Some Imagination! How Memory Fails Us
Playing on the imagination, scientists have found it's pretty easy to make people remember things that never happened.
The parts of the brain that form, store and then retrieve memories must all work together to accurately recall events, so scientists have long been skeptical of what people remember.
A new study was designed to "bring people into the laboratory and set up a circumstance in which they would remember something that did not happen," said Kenneth Paller of Northwestern University. Researchers monitored the subjects' brains with functional magnetic resonance imaging, or fMRI, to track the false memories.
They showed the participants pictures and asked them to imagine other images. Later, investigators asked whether certain objects were seen or imagined. Often, imagined images were recalled as real.

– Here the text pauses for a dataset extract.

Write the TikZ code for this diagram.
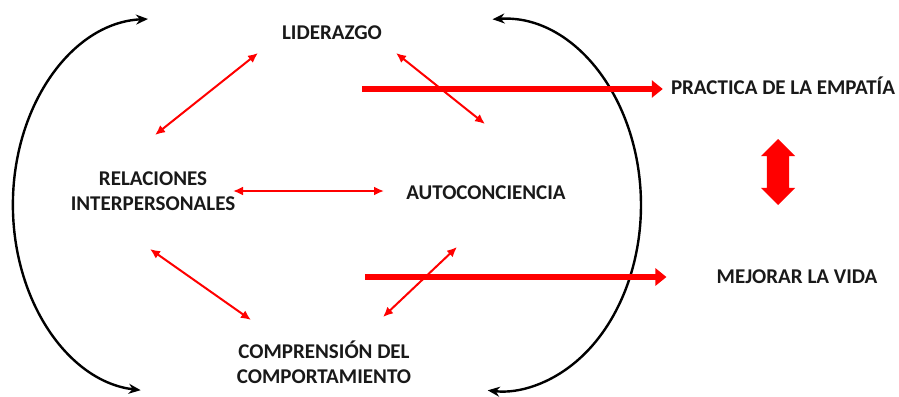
\documentclass[tikz,border=0pt]{standalone}
\usepackage{fontspec}
\setmainfont{Carlito}
\usetikzlibrary{arrows.meta,shapes.arrows}

\tikzset{lbl/.style={font=\bfseries\fontsize{21}{24.5}\selectfont, align=center, inner sep=0pt, text=black!90},
	link/.style={red, line width=2pt, {Latex[length=10pt,width=9pt]}-{Latex[length=10pt,width=9pt]}},
	thick link/.style={red, line width=6pt, -{Triangle[length=11pt,width=17pt]}},
	cycle arc/.style={black, line width=2.4pt, {Stealth[length=12pt,width=10pt]}-{Stealth[length=12pt,width=10pt]}}
}

\begin{document}
\begin{tikzpicture}[x=1pt, y=1pt]
	\useasboundingbox (0,0) rectangle (899,-396);
	\node[lbl] (lid) at (332,-33) {LIDERAZGO};
	\node[lbl] (rel) at (153,-191) {RELACIONES\\INTERPERSONALES};
	\node[lbl] (auto) at (486,-193) {AUTOCONCIENCIA};
	\node[lbl] (comp) at (324,-362) {COMPRENSIÓN DEL\\COMPORTAMIENTO};
	\node[lbl] (emp) at (783,-86) {PRACTICA DE LA EMPATÍA};
	\node[lbl] (vida) at (797,-277) {MEJORAR LA VIDA};
	\node[fill=red, double arrow, rotate=90, minimum height=66pt, inner xsep=0pt, inner ysep=11pt,
		double arrow head extend=6pt] (both) at (778,-172) {};

	% black cycle arcs
	\coordinate (lt) at (148,-19);
	\coordinate (rt) at (492.6,-19.3);
	\draw[cycle arc] (lt) arc[start angle=92, end angle=265, x radius=140, y radius=186];
	\draw[cycle arc] (rt) arc[start angle=93, end angle=-95, x radius=141, y radius=186];

	% red links
	\draw[link] ([shift={(-74,-20)}]lid.center) -- ([shift={(2,56)}]rel.center);
	\draw[link] ([shift={(64,-20)}]lid.center) -- ([shift={(-1,69)}]auto.center);
	\draw[link] ([shift={(80,0)}]rel.center) -- ([shift={(-102,2)}]auto.center);
	\draw[link] ([shift={(-3,-58)}]rel.center) -- ([shift={(-73,42)}]comp.center);
	\draw[link] ([shift={(-29,-54)}]auto.center) -- ([shift={(59,45)}]comp.center);

	\coordinate (s1) at (362,-89);
	\coordinate (s2) at (365,-277);
	\draw[thick link] (s1) -- (s1 -| emp.west) [shorten >=8pt];
	\draw[thick link] (s2) -- (s2 -| vida.west) [shorten >=50pt];
\end{tikzpicture}
\end{document}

"We think parts of the brain used to actually perceive an object and to imagine an object overlap," Paller said. "Thus, a vividly imagined event can leave a memory trace in the brain that's very similar to that of an experienced event. When memories are stored for perceived or imagined objects, some of the same brain areas are involved."
The study, published recently in the journal Psychological Science, showed that certain parts of the brain were involved in forming false memories, and different parts of the brain were responsible for creating true memories.
The key to remembering that something was imagined when we recall it is the context surrounding a memory, the research showed. If you remember who told you to imagine something, where it was, what was going on around you, the separation between what really happened and what you imagined becomes more distinct.
When a person makes these external connections to the memory, he engages the parts of the brain that lead to true memories.
False memories are only one part of studying how memory occurs, but researchers say they are excited about the prospects of connecting what they have learned in the laboratory to the real world.
"What we learn could be useful for people who make decisions outside [the lab] based on the memory of others," Paller told LiveScience.